Nous pourrions également nous demander mais que « représente » (encore) aujourd’hui un tel free-jazz mâtiné de musique dite contemporaine ? Est-ce encore un cri culturel d’oppression ou de revendication, une posture sono-plastique de gestes (la geste) ou de mise en scène ? L’artiste n’a cure de tous ces questionnements, il est qui il est au moment où il est ! Qu’importe la toute relative notion de beauté en musique, ce qui importe c’est la beauté de l’intégrité artistique sur le long terme, et là Audrey Lauro nous en fait/donne la preuve.
Ce que nous aimons tout particulièrement dans le « répertoire » (osons le terme) d’Audrey, c’est l’expérience proposée telle La Nuée avec ses complices Johannes Eimermacher, Audrey Lauro, Frans Van Isacker – alto saxophones et Sylvain Debaisieux – tenor saxophone Mathieu Lilin – baritone saxophone Joao Lobo – drums.
Le mot nuée à plusieurs acceptions vous en conviendrez mais laquelle choisirons-nous : nuée inspirant le grand nombre ou nuée signifiant une pluie ? Serait-ce dé-nué de sens de dire les deux mon capitaine ?
La Nuée est une sorte de minimalisme bruitiste, de free-jazz retenu, lent, introspectif, d’électroacoustique instrumentale où les quatre membres saxophonistes de la formation (avec batterie associée) se jouent de complexes multiphoniques (obtenir plusieurs notes en même temps) créant de manière fort intéressante un contexte textural abstrait quasi pictural.

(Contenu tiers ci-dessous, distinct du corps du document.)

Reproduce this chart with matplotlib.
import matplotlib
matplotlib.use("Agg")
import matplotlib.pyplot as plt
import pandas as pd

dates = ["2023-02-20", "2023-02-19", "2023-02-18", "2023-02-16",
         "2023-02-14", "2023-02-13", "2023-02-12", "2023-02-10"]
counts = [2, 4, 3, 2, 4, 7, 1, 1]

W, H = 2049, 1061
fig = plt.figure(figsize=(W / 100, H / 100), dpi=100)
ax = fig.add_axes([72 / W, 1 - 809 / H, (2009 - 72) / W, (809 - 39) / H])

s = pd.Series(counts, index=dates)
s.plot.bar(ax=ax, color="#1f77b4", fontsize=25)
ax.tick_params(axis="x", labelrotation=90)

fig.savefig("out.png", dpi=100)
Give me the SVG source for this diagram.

Si le Kernel Trio (Kasper Toeplitz) s’appuie sur la technologie informatique pour une leur noise music écrite, La Nuée se veut naturaliste sans écrits (à supposer car nous pouvons lire la mention all compositions by Johannes Eimermacher, donc intention et direction), sono-improvisée, … et l’idée de spatialiser les musiciens dans un espace donné, rend l’expérience encore plus intéressante encore (https://www.youtube.com/watch?v=8xh6GMH79w8) grâce aux effets de profondeurs obtenus et à la réflexion première des ondes des matériaux sonores émis se déployant dans l’espace du lieu concerné.
Musiques de support, pour support, autonomes, revendiquant leurs éco-systèmes propres – Audrey me remit même une cassette audio de l’une de ces oeuvres -, musique militante de la mystique sonore (nous attirons votre attention sur l’étymologie de mystique signifiant initié), … ? À elle de nous l’expliquer ou pas. Mais surtout, à nous de vivre ces moments éphémères situationnistes dont certains peuvent jaillir et s’initier au jour le jour d’un simple coup de fil (donc non programmés à l’avance): « c’est à telle heure que cela se passera, à toute à l’heure fieu … ».
Nous le voyons, faire carrière en qualité de musicienne du timbre est donc possible !
Soyez aux aguets, Audrey n’a pas fini de nous surprendre et d’éclairer la route de nos nuits (trans)-figurées même à l’après-midi d’un saxofauniste.